Electrokinetic flow of non-Newtonian fluid through a micro-channel with deformable surfaces: An analytical approach

The study of the electroosmotic flow in deformable microchannels is crucial for developing a deep insight into the hydrodynamics of physiological flows. The effectiveness of these microchannels is determined by their load-carrying capacity, which specifies the highest load the deformable wall can handle. In this study, the intricate coupling between fluid flow and wall deformation is analyzed under the influence of an externally applied electric field. The microchannel walls are assumed to be elastic in response to the deformation, and the non-Newtonian behavior of the fluid is governed by the simplified Phan-Thein-Tanner model.

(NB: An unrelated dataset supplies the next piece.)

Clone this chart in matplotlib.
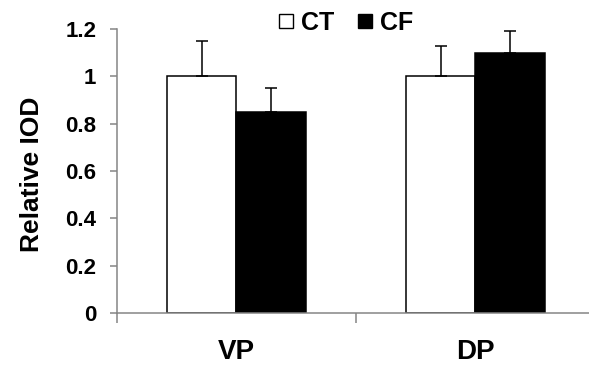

The hydrodynamics of ion and fluid transport are studied through the Poisson-Nernst-Planck-based Navier-Stokes model, coupled with the system of forces endured by both induced and external electric potential. The resulting coupled nonlinear equations are solved to capture the dynamics of wall deformations using continuum mean-field theories in the solid-liquid coupled system following the conservation principle. The electroosmotic flow deals with the lubrication approximation theory in the limit of the small channel aspect ratio. The result is validated with the pure electroosmotic flow of viscoelastic fluid for undeformed channels and also for the Newtonian fluid with deformable channels. Additionally, the coupling effect between wall deformation and electrokinetic transport modifies the quantitative response of wall relaxation dynamics and flow within the channel, which can provide a significant contribution to comprehending electrokinetic flow through charged viscoelastic media for microfluidic fabrications.